Move to calm markets
November 12, 2010EU members Britain, France, Germany, Italy and Spain published a joint statement on Friday declaring that bond market nerves over Ireland were misplaced.
The move, which was welcomed by the Irish government, came after the cost of borrowing for Dublin hit record highs on Thursday.
It was aimed at reassuring markets that current arrangements with Ireland would not be affected by future bailout proposals. These could, from 2013, make private investors share the costs of any national bailout.
"Any new mechanism would only come into effect after mid-2013 with no impact whatsoever on the current arrangements," the finance ministers of all five countries said in the declaration, issued from the G20 summit meeting of leading and emerging economies in Seoul.
Ten-year bonds on Irish government debt hit almost nine percent on Thursday, the highest in the history of the euro. Following the statement, the figure fell to below eight percent.
"I welcome the solidarity shown by our EU partners," Irish Finance Minister Brian Lenihan said after the declaration while his German counterpart Wolfgang Schaeuble said that investors had been guilty of a "total misunderstanding."
Merkel comments 'not helpful'
Meanwhile, Irish Prime Minister Brian Cowen claimed that markets had misinterpreted comments by Chancellor Angela Merkel, fuelling the upward surge in bond rates.
Merkel suggested that not all national debt might be covered by Europe's taxpayers in the case of future bailouts by the EU. Merkel highlighted a "contradiction between the interests of the financial world and those of the political world" when speaking in Seoul on Thursday.
"It hasn't been helpful," Cowen told the Irish Independent newspaper on Friday. "What has been said there has had, I think, an unforeseen consequence.

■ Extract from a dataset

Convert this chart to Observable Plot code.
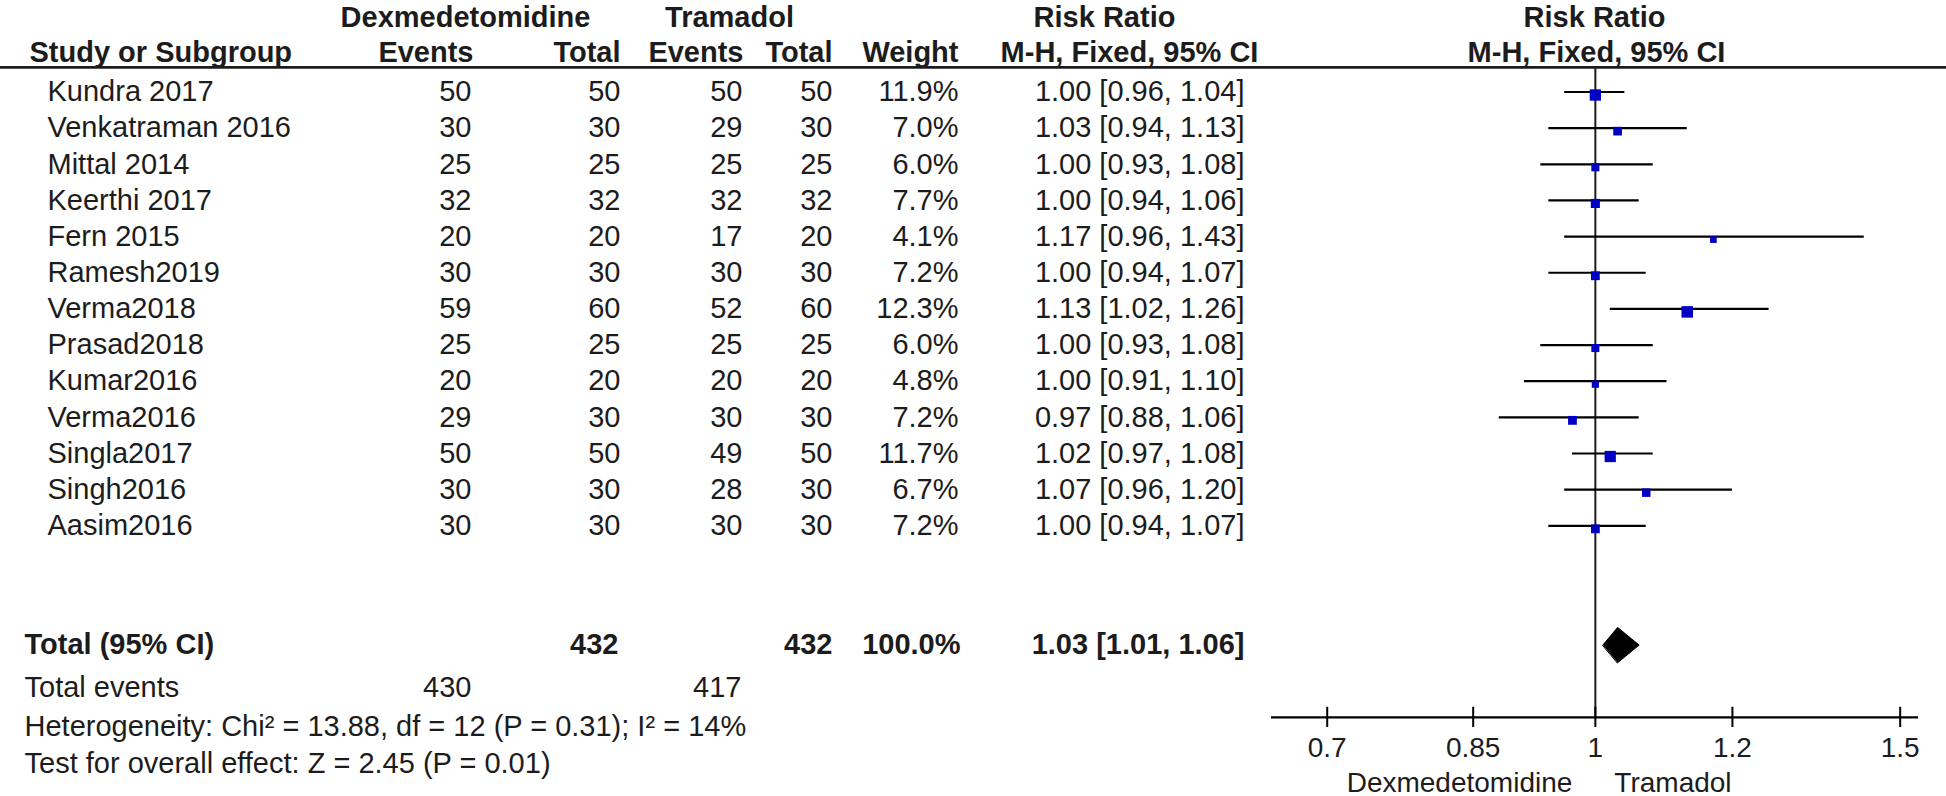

The consequence that the market has taken from it is to question the commitment to the repayment of debt."
Ireland is set to unveil a four-year austerity program later this month, involving a 15-billion-euro budget adjustment to reduce the public deficit, which has soared to 32 percent of gross domestic product.
The country's economic problems have been caused by a collapse in the property market and the multi-billion-euro bailout of the failed Anglo Irish Bank.